Julio Cesar Chavez Jr. already was familiar with the label that he lacked motivation tagged on him before his recent fight.
A series of incidents away from the ring, as well as subpar performances inside the ropes, have placed the son of the legendary Mexican champion at a career crossroads.
Once targeted for stardom, Chavez is on the verge of falling into “opponent” status if he doesn’t make lasting impressions, and soon. Chavez will have another opportunity to turn doubters into believers Saturday night in El Paso, Texas.
Exactly three months after a ninth-round TKO loss against Andrzej Fonfara, Chavez (48-2-1, 32 KOs) will face Marcos Reyes (33-2, 24 KOs) in a scheduled 10-round super-middleweight bout at the Don Haskins Center.
“I feel like I need to have a dominant performance to show my fans what I am capable of,” Chavez said.

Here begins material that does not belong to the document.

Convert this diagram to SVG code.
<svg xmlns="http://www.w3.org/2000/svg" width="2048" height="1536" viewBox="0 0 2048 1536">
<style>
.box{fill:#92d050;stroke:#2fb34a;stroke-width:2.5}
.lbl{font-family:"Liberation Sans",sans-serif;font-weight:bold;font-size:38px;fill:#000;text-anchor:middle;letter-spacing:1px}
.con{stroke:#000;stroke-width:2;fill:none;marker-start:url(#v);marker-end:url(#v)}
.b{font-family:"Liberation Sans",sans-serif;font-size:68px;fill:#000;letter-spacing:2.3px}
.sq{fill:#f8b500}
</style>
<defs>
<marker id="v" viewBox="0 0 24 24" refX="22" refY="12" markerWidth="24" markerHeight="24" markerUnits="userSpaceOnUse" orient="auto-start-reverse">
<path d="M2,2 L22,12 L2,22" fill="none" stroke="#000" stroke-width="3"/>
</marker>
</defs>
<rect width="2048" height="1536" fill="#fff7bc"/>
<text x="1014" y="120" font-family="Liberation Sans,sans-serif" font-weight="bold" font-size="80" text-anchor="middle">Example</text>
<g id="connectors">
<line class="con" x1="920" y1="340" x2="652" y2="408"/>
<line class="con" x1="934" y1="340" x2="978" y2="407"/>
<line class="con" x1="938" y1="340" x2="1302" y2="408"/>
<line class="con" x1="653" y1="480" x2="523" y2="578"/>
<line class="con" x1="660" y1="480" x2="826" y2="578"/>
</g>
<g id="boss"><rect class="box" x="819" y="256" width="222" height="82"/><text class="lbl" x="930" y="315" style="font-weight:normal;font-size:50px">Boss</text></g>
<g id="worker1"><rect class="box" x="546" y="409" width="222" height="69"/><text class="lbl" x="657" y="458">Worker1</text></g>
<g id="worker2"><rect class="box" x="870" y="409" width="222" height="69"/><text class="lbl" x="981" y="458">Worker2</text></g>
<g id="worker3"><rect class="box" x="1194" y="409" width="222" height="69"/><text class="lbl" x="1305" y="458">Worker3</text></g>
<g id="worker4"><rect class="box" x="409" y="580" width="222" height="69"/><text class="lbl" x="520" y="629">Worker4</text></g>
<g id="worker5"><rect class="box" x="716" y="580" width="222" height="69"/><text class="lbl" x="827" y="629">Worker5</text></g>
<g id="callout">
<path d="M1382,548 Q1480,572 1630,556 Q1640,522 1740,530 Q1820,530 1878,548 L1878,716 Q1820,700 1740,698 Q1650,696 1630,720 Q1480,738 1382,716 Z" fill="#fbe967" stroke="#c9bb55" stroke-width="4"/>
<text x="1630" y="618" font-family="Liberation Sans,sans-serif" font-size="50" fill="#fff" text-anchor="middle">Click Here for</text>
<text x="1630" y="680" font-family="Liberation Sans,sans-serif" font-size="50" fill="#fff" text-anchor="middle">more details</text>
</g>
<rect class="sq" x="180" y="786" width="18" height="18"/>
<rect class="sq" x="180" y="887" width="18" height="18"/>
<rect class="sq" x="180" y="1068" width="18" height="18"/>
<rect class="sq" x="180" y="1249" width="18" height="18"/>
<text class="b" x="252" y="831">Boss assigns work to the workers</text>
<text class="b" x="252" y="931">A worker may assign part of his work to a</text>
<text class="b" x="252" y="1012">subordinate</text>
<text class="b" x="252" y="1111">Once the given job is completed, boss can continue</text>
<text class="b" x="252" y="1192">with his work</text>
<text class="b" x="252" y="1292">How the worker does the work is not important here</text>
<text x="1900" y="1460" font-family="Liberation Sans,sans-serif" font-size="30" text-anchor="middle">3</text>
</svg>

Chavez was far from dominant against Fonfara. In his first bout after a 13-month absence, Chavez could not maintain pace or change the fight’s tide against the busier Fonfara. The performance further gave ammunition to skeptics that Chavez, 29, lacks a passion for fight preparation and only was elevated to title contention thanks to his bloodline.
“I learned a lot in my fight against Fonfara,” Chavez said. “I really felt his punches. I became very tired. He taught me that I needed to spend more time in the gym and on my strategy. But I don’t think it was the wrong decision to fight him.”

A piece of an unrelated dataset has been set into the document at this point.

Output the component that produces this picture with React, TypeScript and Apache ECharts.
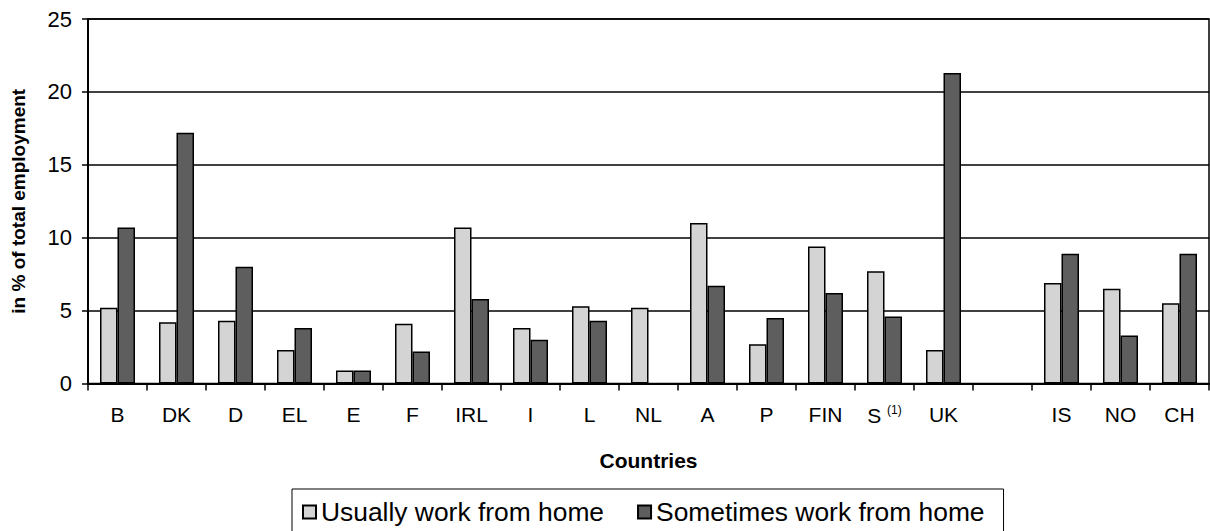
import React, { useEffect, useRef } from "react";
import * as echarts from "echarts";

const countries = ["B", "DK", "D", "EL", "E", "F", "IRL", "I", "L", "NL", "A", "P", "FIN", "S", "UK", "", "IS", "NO", "CH"];
const usually = [5.2, 4.2, 4.3, 2.3, 0.9, 4.1, 10.7, 3.8, 5.3, 5.2, 11.0, 2.7, 9.4, 7.7, 2.3, null, 6.9, 6.5, 5.5];
const sometimes = [10.7, 17.2, 8.0, 3.8, 0.9, 2.2, 5.8, 3.0, 4.3, null, 6.7, 4.5, 6.2, 4.6, 21.3, null, 8.9, 3.3, 8.9];
const seriesNames = ["Usually work from home", "Sometimes work from home"];
const yTicks = { min: 0, max: 25, interval: 5 };

const FONT = "'Liberation Sans', Arial, sans-serif";

export default function App() {
  const ref = useRef<HTMLDivElement>(null);
  useEffect(() => {
    document.body.style.margin = "0";
    if (!ref.current) return;
    const chart = echarts.init(ref.current, undefined, { renderer: "svg" });
    chart.setOption({
      animation: false,
      textStyle: { fontFamily: FONT, color: "#000" },
      grid: {
        left: 88,
        right: 1,
        top: 19,
        bottom: 147.5,
        show: true,
        borderColor: "#000",
        borderWidth: 1.5,
        containLabel: false,
      },
      legend: {
        left: 292,
        top: 489,
        orient: "horizontal",
        padding: [10, 19, 10, 10],
        itemGap: 33,
        itemWidth: 13,
        itemHeight: 13,
        borderColor: "#000",
        borderWidth: 1,
        icon: "rect",
        textStyle: { fontSize: 26.4, fontFamily: FONT, color: "#000" },
        data: seriesNames,
      },
      xAxis: {
        type: "category",
        data: countries,
        name: "Countries",
        nameLocation: "middle",
        nameGap: 66,
        nameTextStyle: { fontSize: 21, fontWeight: "bold", color: "#000", fontFamily: FONT },
        axisLine: { show: true, lineStyle: { color: "#000", width: 2 } },
        axisTick: { show: true, alignWithLabel: false, length: 7, lineStyle: { color: "#000", width: 1.5 } },
        axisLabel: {
          interval: 0,
          fontSize: 21,
          margin: 20,
          color: "#000",
          fontFamily: FONT,
          formatter: (v: string) => (v === "S" ? "{a|S }{sup|(1)}" : v),
          rich: {
            a: { fontSize: 21, fontFamily: FONT, color: "#000" },
            sup: { fontSize: 12, fontFamily: FONT, color: "#000", padding: [0, 0, 12, 0] },
          },
        },
        splitLine: { show: false },
      },
      yAxis: {
        type: "value",
        min: yTicks.min,
        max: yTicks.max,
        interval: yTicks.interval,
        name: "in % of total employment",
        nameLocation: "middle",
        nameGap: 60,
        nameTextStyle: { fontSize: 19, fontWeight: "bold", color: "#000", fontFamily: FONT },
        axisLine: { show: true, lineStyle: { color: "#000", width: 2 } },
        axisTick: { show: true, length: 6, lineStyle: { color: "#000", width: 1.5 } },
        axisLabel: { fontSize: 22, margin: 16, color: "#000", fontFamily: FONT },
        splitLine: { show: true, lineStyle: { color: "#000", width: 1.5 } },
      },
      series: [
        {
          name: seriesNames[0],
          type: "bar",
          data: usually,
          barWidth: 17.5,
          barGap: "0%",
          itemStyle: { color: "#d4d4d4", borderColor: "#000", borderWidth: 1.5 },
        },
        {
          name: seriesNames[1],
          type: "bar",
          data: sometimes,
          barWidth: 17.5,
          barGap: "0%",
          itemStyle: { color: "#5e5e5e", borderColor: "#000", borderWidth: 1.5 },
        },
      ],
    });
    return () => chart.dispose();
  }, []);
  return <div ref={ref} style={{ width: 1210, height: 531 }} />;
}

Lauded for his dramatic 12th-round comeback and near win against former middleweight champion Sergio Martinez in 2012, Chavez followed up the unsuccessful title challenge with a disputed decision win over Brian Vera the following year. Chavez again dealt with the accusations that he overlooked Vera and was the beneficiary of a “gift decision.”
In a rematch with Vera, Chavez won a convincing decision, but it also occurred during the start of his eventual breakup with former promoter Bob Arum. The promotional conflict resulted in the lengthy absence which ended with Chavez’s bout against Fonfara.
“I missed the basics of boxing training for the last fight,” said Chavez, who is now represented by manager Al Haymon. “Since I had such a long layoff, I needed to get back to the basics, and I never did.”
Chavez’s attempt to jump-start his career prompted him to hire Robert Garcia as his new trainer. Fighters under Garcia’s tutelage have included his brother and two-division world champion Mikey Garcia, five-division titleholder Nonito Donaire and Brandon Rios.
“I think Robert Garcia was the best option for me after my last fight,” Chavez said. “He speaks Spanish and knows the Mexican style. He has trained a lot of champions, and I have a good connection with him.
AROUND THE RING
▪ Keith Thurman retained his World Boxing Association welterweight title with an eighth-round technical knockout over Luis Collazo on Saturday in Tampa. Plagued by a cut above his right eye, Collazo (36-7) could not continue after the seventh round. Thurman, of nearby Clearwater, is now 26-0 with 22 knockouts.
▪ Telemundo will begin its summer season of bouts Friday night in Kissimmee. Puerto Rico’s Daniel Rosario Cruz and Chicago’s Aaron Garcia will fight for a regional junior-middleweight title. The Spanish-language network is in its 25th year of live boxing telecasts. The summer season will run an additional three weeks before the network resumes boxing coverage with four Friday night telecasts in the fall.
▪ Laila Ali, Ann Wolfe and Deirdre Gogary were among the fighters inducted into the International Women’s Boxing Hall of Fame Saturday night in Fort Lauderdale. Ali won all 24 of her professional fights in an eight-year career that ended in 2007.
Friday (10 p.m., Showtime): Antoine Douglas vs. Istvan Szili, 10, middleweights.
Friday (11:30 p.m., Telemundo-Ch. 51): Daniel Cruz vs. Aaron Garcia, 10, junior middleweights.
Saturday (4 p.m., CBS-Ch. 4): Carl Frampton vs. Alejandro Gonzalez, 12, for Frampton’s IBF junior-featherweight title.
Saturday (10 p.m., Showtime): Julio Cesar Chavez Jr. vs. Marcos Reyes, 10, super middleweights.
Saturday (11 p.m., Unimas-Ch. 69): Ik Yang vs. Cesar Cuenca, 12, for the vacant IBF junior-welterweight title; Nonito Donaire vs. Anthony Settoul, 10, junior featherweights.